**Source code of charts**
-- -- --

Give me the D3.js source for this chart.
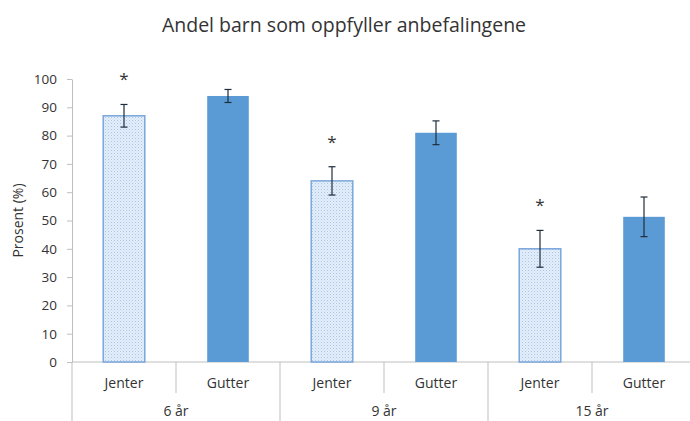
<!DOCTYPE html>
<html>
<head>
<meta charset="utf-8">
<script src="https://cdn.jsdelivr.net/npm/d3@7"></script>
<style>
  body { margin: 0; background: #fff; }
  text { font-family: "Open Sans", "Noto Sans", sans-serif; fill: #333; }
</style>
</head>
<body>
<div id="vis"></div>
<script>
// values
var groups = ['6 år', '9 år', '15 år'];
var sexes = ['Jenter', 'Gutter'];
var values = [87, 94, 64, 81, 40, 51.3];
var errors = [4, 2.3, 5, 4.2, 6.5, 7];
var starred = [true, false, true, false, true, false];
var yTicks = [0, 10, 20, 30, 40, 50, 60, 70, 80, 90, 100];

var width = 690;
var height = 421;
var margin = { left: 72, right: 0, top: 79, bottom: 59 };

var svg = d3.select('#vis')
    .append('svg')
    .attr('width', width)
    .attr('height', height);

var defs = svg.append('defs');
var pat = defs.append('pattern')
    .attr('id', 'dots')
    .attr('width', 3)
    .attr('height', 3)
    .attr('patternUnits', 'userSpaceOnUse');
pat.append('rect').attr('width', 3).attr('height', 3).attr('fill', '#e3eefa');
pat.append('rect').attr('x', 0).attr('y', 0).attr('width', 1).attr('height', 1).attr('fill', '#a9c6e8');
pat.append('rect').attr('x', 1.5).attr('y', 1.5).attr('width', 1).attr('height', 1).attr('fill', '#c3d8f0');

var bars = [];
groups.forEach((g, gi) => {
    sexes.forEach((s, si) => {
        var i = gi * 2 + si;
        bars.push({ id: i, group: g, sex: s, value: values[i], err: errors[i], star: starred[i] });
    });
});

// the plot runs a little past the right edge of the picture
var x = d3.scaleBand()
    .domain(bars.map((d) => d.id))
    .range([margin.left, 696])
    .paddingInner(0.6)
    .paddingOuter(0.3);
var step = x.step();

var y = d3.scaleLinear()
    .domain([0, 100])
    .range([height - margin.bottom, margin.top]);

// title
svg.append('text')
    .attr('x', 344)
    .attr('y', 32)
    .attr('text-anchor', 'middle')
    .style('font-size', '19.5px')
    .text('Andel barn som oppfyller anbefalingene');

// y axis
var yAxis = svg.append('g')
    .attr('transform', 'translate(' + margin.left + ',0)')
    .call(d3.axisLeft(y).tickValues(yTicks).tickSize(5).tickSizeOuter(0));
yAxis.select('.domain').attr('stroke', '#bfbfbf');
yAxis.selectAll('.tick line').attr('stroke', '#bfbfbf');
yAxis.selectAll('.tick text')
    .attr('x', -15)
    .style('font-size', '13.5px')
    .style('font-family', '"Open Sans", sans-serif')
    .attr('fill', '#333');

svg.append('text')
    .attr('transform', 'translate(23,' + y(50) + ') rotate(-90)')
    .attr('text-anchor', 'middle')
    .style('font-size', '14px')
    .text('Prosent (%)');

// x axis with two levels
var x0 = y(0);
svg.append('line')
    .attr('x1', margin.left).attr('x2', width)
    .attr('y1', x0).attr('y2', x0)
    .attr('stroke', '#bfbfbf');
svg.append('line')
    .attr('x1', margin.left).attr('x2', margin.left)
    .attr('y1', x0).attr('y2', height)
    .attr('stroke', '#bfbfbf');

bars.forEach((d) => {
    var left = x(d.id) - step * x.paddingInner() / 2;
    var right = left + step;
    var isGroupEnd = d.sex === 'Gutter';
    if (right < width) {
        svg.append('line')
            .attr('x1', right).attr('x2', right)
            .attr('y1', x0).attr('y2', isGroupEnd ? height : 393)
            .attr('stroke', '#bfbfbf');
    }
    svg.append('text')
        .attr('x', x(d.id) + x.bandwidth() / 2)
        .attr('y', 388)
        .attr('text-anchor', 'middle')
        .style('font-size', '14px')
        .text(d.sex);
});

groups.forEach((g, gi) => {
    var cx = (x(gi * 2) + x(gi * 2 + 1) + x.bandwidth()) / 2;
    svg.append('text')
        .attr('x', cx)
        .attr('y', 416)
        .attr('text-anchor', 'middle')
        .style('font-size', '14px')
        .text(g);
});

// bars
svg.selectAll('.bar')
    .data(bars)
    .enter()
    .append('rect')
    .classed('bar', true)
    .attr('x', (d) => x(d.id))
    .attr('y', (d) => y(d.value))
    .attr('width', x.bandwidth())
    .attr('height', (d) => y(0) - y(d.value))
    .attr('fill', (d) => d.sex === 'Jenter' ? 'url(#dots)' : '#5b9bd5')
    .attr('stroke', (d) => d.sex === 'Jenter' ? '#7aa6db' : 'none')
    .attr('stroke-width', 1.5);

// error bars
var eb = svg.selectAll('.err')
    .data(bars)
    .enter()
    .append('g')
    .classed('err', true)
    .attr('stroke', '#1f2d3d')
    .attr('stroke-width', 1.2);
eb.append('line')
    .attr('x1', (d) => x(d.id) + x.bandwidth() / 2)
    .attr('x2', (d) => x(d.id) + x.bandwidth() / 2)
    .attr('y1', (d) => y(d.value + d.err))
    .attr('y2', (d) => y(d.value - d.err));
eb.append('line')
    .attr('x1', (d) => x(d.id) + x.bandwidth() / 2 - 3.5)
    .attr('x2', (d) => x(d.id) + x.bandwidth() / 2 + 3.5)
    .attr('y1', (d) => y(d.value + d.err))
    .attr('y2', (d) => y(d.value + d.err));
eb.append('line')
    .attr('x1', (d) => x(d.id) + x.bandwidth() / 2 - 3.5)
    .attr('x2', (d) => x(d.id) + x.bandwidth() / 2 + 3.5)
    .attr('y1', (d) => y(d.value - d.err))
    .attr('y2', (d) => y(d.value - d.err));

// significance stars
svg.selectAll('.star')
    .data(bars.filter((d) => d.star))
    .enter()
    .append('text')
    .classed('star', true)
    .attr('x', (d) => x(d.id) + x.bandwidth() / 2)
    .attr('y', (d) => y(d.value + d.err) - 19)
    .attr('text-anchor', 'middle')
    .style('font-size', '17px')
    .text('*');
</script>
</body>
</html>
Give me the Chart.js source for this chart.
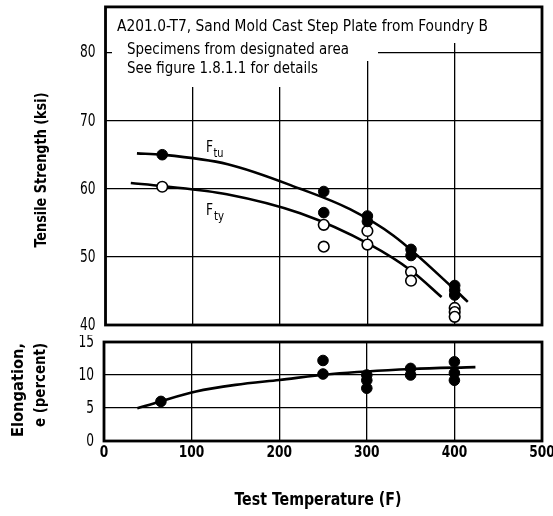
<!DOCTYPE html>
<html>
<head>
<meta charset="utf-8">
<script src="https://cdn.jsdelivr.net/npm/chart.js@4"></script>
<style>
html,body{margin:0;padding:0;background:#fff;}
#wrap{position:relative;width:553px;height:516px;overflow:hidden;background:#fff;}
#c1{position:absolute;left:0;top:0;}
#c2{position:absolute;left:0;top:335px;}
</style>
</head>
<body>
<div id="wrap">
<canvas id="c1" width="553" height="335"></canvas>
<canvas id="c2" width="553" height="181"></canvas>
</div>
<script>
const FONT = '"Liberation Sans Narrow", "DejaVu Sans Condensed", "Arial Narrow", sans-serif';

// ---- tick labels ----
const xTicks = [0, 100, 200, 300, 400, 500];
const strengthTicks = [40, 50, 60, 70, 80];
const elongTicks = [0, 5, 10, 15];

// ---- measured data (Test Temperature F) ----
const ftuTemps  = [65, 250, 250, 300, 300, 350, 350, 400, 400, 400];
const ftuValues = [65.0, 59.6, 56.5, 56.0, 55.2, 51.1, 50.2, 45.8, 45.1, 44.4];

const ftyTemps  = [65, 250, 250, 300, 300, 350, 350, 400, 400, 400];
const ftyValues = [60.3, 54.7, 51.5, 53.8, 51.8, 47.8, 46.5, 42.5, 41.9, 41.2];

const elongTemps  = [65, 250, 250, 300, 300, 300, 350, 350, 400, 400, 400];
const elongValues = [6.0, 12.2, 10.15, 10.0, 9.2, 8.0, 11.0, 10.0, 12.0, 10.3, 9.2];

// ---- fitted curves ----
const ftuCurveTemps  = [36, 65, 140, 223, 280, 330, 400, 415];
const ftuCurveValues = [65.2, 65.0, 63.6, 60.0, 57.0, 53.1, 45.2, 43.4];

const ftyCurveTemps  = [29, 65, 139, 223, 303, 351, 385];
const ftyCurveValues = [60.85, 60.4, 59.2, 56.4, 51.8, 47.9, 44.1];

const elongCurveTemps  = [38, 64, 105, 150, 200, 260, 351, 424];
const elongCurveValues = [4.95, 6.0, 7.5, 8.5, 9.25, 10.15, 10.9, 11.2];

// ---- text ----
const noteLines = [
  'A201.0-T7, Sand Mold Cast Step Plate from Foundry B',
  'Specimens from designated area',
  'See figure 1.8.1.1 for details'
];
const yTitleTop = 'Tensile Strength (ksi)';
const yTitleBottom = ['Elongation,', 'e (percent)'];
const xTitle = 'Test Temperature (F)';

const pts = (xs, ys) => xs.map((x, i) => ({x: x, y: ys[i]}));

function drawText(ctx, text, x, y, size, weight, opt) {
  opt = opt || {};
  ctx.save();
  ctx.font = weight + ' ' + size + 'px ' + FONT;
  const w = ctx.measureText(text).width;
  const sx = opt.width ? opt.width / w : (opt.sx || 1);
  ctx.translate(x, y);
  if (opt.rot) ctx.rotate(opt.rot);
  ctx.scale(sx, 1);
  ctx.textAlign = opt.align || 'left';
  ctx.textBaseline = opt.baseline || 'alphabetic';
  ctx.fillStyle = '#000';
  ctx.fillText(text, 0, 0);
  ctx.restore();
}

function noPad(s) { s.paddingTop = 0; s.paddingBottom = 0; s.paddingLeft = 0; s.paddingRight = 0; }

const framePlugin = {
  id: 'frame',
  afterDraw(chart) {
    const a = chart.chartArea, ctx = chart.ctx;
    ctx.save();
    ctx.strokeStyle = '#000';
    ctx.lineWidth = 2.8;
    ctx.strokeRect(a.left, a.top, a.right - a.left, a.bottom - a.top);
    ctx.restore();
  }
};

function drawYLabels(chart, ticks) {
  const ys = chart.scales.y, ctx = chart.ctx;
  ticks.forEach(v => {
    drawText(ctx, String(v), chart.chartArea.left - 10, ys.getPixelForValue(v) + 0.5, 17, 'normal',
      {sx: 0.8, align: 'right', baseline: 'middle'});
  });
}

const topTextPlugin = {
  id: 'topText',
  beforeDatasetsDraw(chart) {
    const ctx = chart.ctx;
    ctx.save();
    ctx.fillStyle = '#fff';
    ctx.fillRect(112, 7, 382, 36);
    ctx.fillRect(112, 43, 266, 18);
    ctx.fillRect(112, 61, 220, 26);
    ctx.restore();
    drawText(ctx, noteLines[0], 117, 31, 15, 'normal', {width: 371});
    drawText(ctx, noteLines[1], 127, 53.5, 15, 'normal', {width: 222});
    drawText(ctx, noteLines[2], 127, 73, 15, 'normal', {width: 191});
  },
  afterDraw(chart) {
    const ctx = chart.ctx;
    drawYLabels(chart, strengthTicks);
    // curve labels F_tu, F_ty
    drawText(ctx, 'F', 206, 152, 16, 'normal', {sx: 0.85});
    drawText(ctx, 'tu', 213.5, 157, 12.5, 'normal', {width: 10});
    drawText(ctx, 'F', 206, 215, 16, 'normal', {sx: 0.85});
    drawText(ctx, 'ty', 214, 220, 12.5, 'normal', {width: 10});
    // y title
    drawText(ctx, yTitleTop, 42, 170, 16, 'bold', {width: 155, align: 'center', baseline: 'middle', rot: -Math.PI / 2});
  }
};

const bottomTextPlugin = {
  id: 'bottomText',
  afterDraw(chart) {
    const ctx = chart.ctx;
    drawYLabels(chart, elongTicks);
    const xs = chart.scales.x;
    xTicks.forEach(v => {
      drawText(ctx, String(v), xs.getPixelForValue(v), chart.chartArea.bottom + 15.5, 16, 'bold',
        {sx: 0.85, align: 'center', baseline: 'alphabetic'});
    });
    drawText(ctx, yTitleBottom[0], 19, 55, 16, 'bold', {width: 94, align: 'center', baseline: 'middle', rot: -Math.PI / 2});
    drawText(ctx, yTitleBottom[1], 41, 50, 16, 'bold', {width: 84, align: 'center', baseline: 'middle', rot: -Math.PI / 2});
    drawText(ctx, xTitle, 318, 170, 18, 'bold', {width: 167, align: 'center'});
  }
};

const gridOpts = {color: '#000', lineWidth: 1.3, drawTicks: false};

function scatterSet(data, filled) {
  return {
    data: data, showLine: false,
    backgroundColor: filled ? '#000' : '#fff',
    borderColor: '#000',
    pointRadius: 5.3,
    pointBorderWidth: filled ? 1 : 1.6,
    order: 0
  };
}
function curveSet(data) {
  return {
    data: data, showLine: true, borderColor: '#000', borderWidth: 2.6,
    pointRadius: 0, cubicInterpolationMode: 'monotone', fill: false, order: 1
  };
}

function xScale(height) {
  return {
    type: 'linear', min: 0, max: 500,
    afterBuildTicks: s => { s.ticks = xTicks.map(v => ({value: v})); },
    ticks: {display: false},
    grid: gridOpts, border: {display: false},
    afterFit: s => { s.height = height; noPad(s); }
  };
}
function yScale(min, max, ticks, width) {
  return {
    type: 'linear', min: min, max: max,
    afterBuildTicks: s => { s.ticks = ticks.map(v => ({value: v})); },
    ticks: {display: false},
    grid: gridOpts, border: {display: false},
    afterFit: s => { s.width = width; noPad(s); }
  };
}

new Chart(document.getElementById('c1'), {
  type: 'scatter',
  data: {
    datasets: [
      scatterSet(pts(ftuTemps, ftuValues), true),
      scatterSet(pts(ftyTemps, ftyValues), false),
      curveSet(pts(ftuCurveTemps, ftuCurveValues)),
      curveSet(pts(ftyCurveTemps, ftyCurveValues))
    ]
  },
  options: {
    responsive: false, animation: false, events: [],
    layout: {padding: {left: 0, right: 11, top: 4, bottom: 0}},
    plugins: {legend: {display: false}, tooltip: {enabled: false}},
    scales: {
      x: xScale(10),
      y: yScale(40, 86.7, strengthTicks, 105.5)
    }
  },
  plugins: [topTextPlugin, framePlugin]
});

new Chart(document.getElementById('c2'), {
  type: 'scatter',
  data: {
    datasets: [
      scatterSet(pts(elongTemps, elongValues), true),
      curveSet(pts(elongCurveTemps, elongCurveValues))
    ]
  },
  options: {
    responsive: false, animation: false, events: [],
    layout: {padding: {left: 0, right: 11, top: 7, bottom: 0}},
    plugins: {legend: {display: false}, tooltip: {enabled: false}},
    scales: {
      x: xScale(75),
      y: yScale(0, 15, elongTicks, 104)
    }
  },
  plugins: [bottomTextPlugin, framePlugin]
});
</script>
</body>
</html>
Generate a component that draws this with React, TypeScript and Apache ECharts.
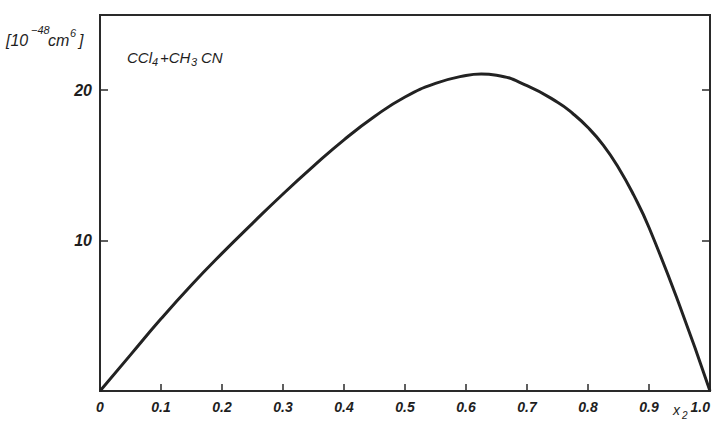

-- -- --

**What you need to do**
Reproduce the data above word for word from its first line through the line that holds "1).attr('height', 1).attr('fill', '#c3d8f0');", both ends included; skip pictures.

**The completed task**
Give me the D3.js source for this chart.
<!DOCTYPE html>
<html>
<head>
<meta charset="utf-8">
<script src="https://cdn.jsdelivr.net/npm/d3@7"></script>
<style>
  body { margin: 0; background: #fff; }
  text { font-family: "Open Sans", "Noto Sans", sans-serif; fill: #333; }
</style>
</head>
<body>
<div id="vis"></div>
<script>
// values
var groups = ['6 år', '9 år', '15 år'];
var sexes = ['Jenter', 'Gutter'];
var values = [87, 94, 64, 81, 40, 51.3];
var errors = [4, 2.3, 5, 4.2, 6.5, 7];
var starred = [true, false, true, false, true, false];
var yTicks = [0, 10, 20, 30, 40, 50, 60, 70, 80, 90, 100];

var width = 690;
var height = 421;
var margin = { left: 72, right: 0, top: 79, bottom: 59 };

var svg = d3.select('#vis')
    .append('svg')
    .attr('width', width)
    .attr('height', height);

var defs = svg.append('defs');
var pat = defs.append('pattern')
    .attr('id', 'dots')
    .attr('width', 3)
    .attr('height', 3)
    .attr('patternUnits', 'userSpaceOnUse');
pat.append('rect').attr('width', 3).attr('height', 3).attr('fill', '#e3eefa');
pat.append('rect').attr('x', 0).attr('y', 0).attr('width', 1).attr('height', 1).attr('fill', '#a9c6e8');
pat.append('rect').attr('x', 1.5).attr('y', 1.5).attr('width', 1).attr('height', 1).attr('fill', '#c3d8f0');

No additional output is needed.